“De primaire uitkomstmaat van de INOVATYON-studie werd niet behaald”, was de teleurstellende conclusie van dr. Nicoletta Colombo (Milaan, Italië), die de resultaten van deze studie tijdens het ESMO Virtual Congress 2020 presenteerde.1 Naast dat een behandeling met trabectedine plus gepegyleerd liposomaal doxorubicine (TP) geen voordeel in algehele overleving opleverde versus carboplatine plus gepegyleerd liposomaal doxorubicine (CP), was het PFS-voordeel dat gezien werd in deze studie ten faveure van CP. Ook het bijwerkingenprofiel was in het voordeel van de behandeling met carboplatine.
Eerder gepubliceerde preklinische data leken erop te wijzen dat trabectedine de werkzaamheid van een opvolgende behandeling met platinum kon vergroten.2 Het doel van de fase 3-INOVATYON-studie was dan ook het aantonen van een verbetering in algehele overleving (OS) van een behandeling met TP gevolgd door een rechallenge met platinum bij progressie, ten opzichte van CP bij patiënten met een recidief ovariumcarcinoom. Secundaire uitkomstmaten van deze studie waren de progressievrije overleving (PFS), de PFS na opvolgende therapie, de veiligheid van de behandeling en kwaliteit van leven.
Herbehandeling
In deze studie werden meer dan 600 patiënten geïncludeerd met een recidief ovariumcarcinoom en een platinumvrij interval van zes tot twaalf maanden na het beëindigen van een eerste of tweede op platinum gebaseerde behandellijn. Zij werden 1:1 gerandomiseerd naar TP (n=311) of CP (n=306). Patiënten in de TP-groep werden bij progressie herbehandeld met een platinumbevattende therapie. In de CP-groep werden patiënten bij progressie behandeld met een therapie naar keuze van de onderzoeker.
Geen verbetering OS
Colombo: “De studie behaalde de primaire uitkomstmaat niet: er kon geen verbetering in OS aangetoond worden voor TP gevolgd door platinum bij progressie ten opzichte van CP.” De mediane overleving bleek vergelijkbaar voor beide behandelregimes (21,5 maanden met TP en 21,3 maanden met CP; HR 1,10; 95% BI 0,92-1,32; p=0,284). Er was wel een significant verschil in PFS, maar in het voordeel van CP (9,0 maanden versus 7,5 maanden met TP; HR=1,26 95% BI: 1,07-1,49; p=0,005). De PFS na de opvolgende therapie was een van de secundaire uitkomstmaten. “Het is goed te realiseren dat dit niet hetzelfde is als de PFS2, die over het algemeen berekend wordt vanaf het moment van randomisatie”, benadrukte Colombo. In de INOVATYON-studie werd de PFS vanaf de start van de opvolgende therapie bepaald. Hierbij was een trend te zien voor een langere PFS met opvolgende therapie in de TP-groep in vergelijking met de CP-groep (respectievelijk 7,6 en 5,7 maanden; HR 0,84; 95% BI 0,70-1,02; p=0,086). Dit verschil werd significant wanneer de opvolgende therapie bestond uit een platinumbevattende behandeling, zoals voorgeschreven door het studieprotocol.

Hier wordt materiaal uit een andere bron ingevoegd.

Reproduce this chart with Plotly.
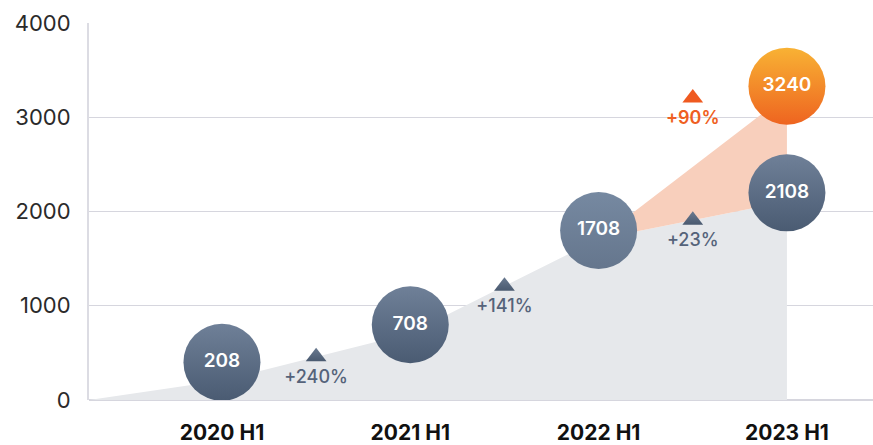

Beter veiligheidsprofiel CP
Verdere analyses brachten geen subgroepen van patiënten aan het licht die een duidelijk voordeel ondervonden van een behandeling met TP. “Interessant genoeg werd er wel een trend gezien in het voordeel van CP voor patiënten die slechts één eerdere behandellijn hadden ondergaan, terwijl de hazard ratio in het voordeel was van TP voor patiënten die twee eerdere behandellijnen ontvingen”, aldus Colombo.
Daarnaast liet Colombo zien dat zowel het veiligheidsprofiel en de analyses met betrekking tot de kwaliteit van leven in het voordeel waren van een behandeling met CP.
Colombo concludeerde dat platinumbevattende regimes vooralsnog de standaardbehandeling vormen voor patiënten met recidief ovariumcarcinoom en progressie binnen zes tot twaalf maanden na de laatste platinumbevattende therapie. “Omdat de OS vergelijkbaar was tussen de TP- en CP-groep, kan TP wel overwogen worden bij patiënten met meerdere voorgaande behandelingen met platinum die een langere hersteltijd nodig hebben van platinumspecifieke bijwerkingen.”
Referenties
1. Colombo N, et al. Ann Oncol 2020;31(suppl_4): abstr LBA30.
2. Colmegna B, et al. Br J Cancer 2015;113:1687-93.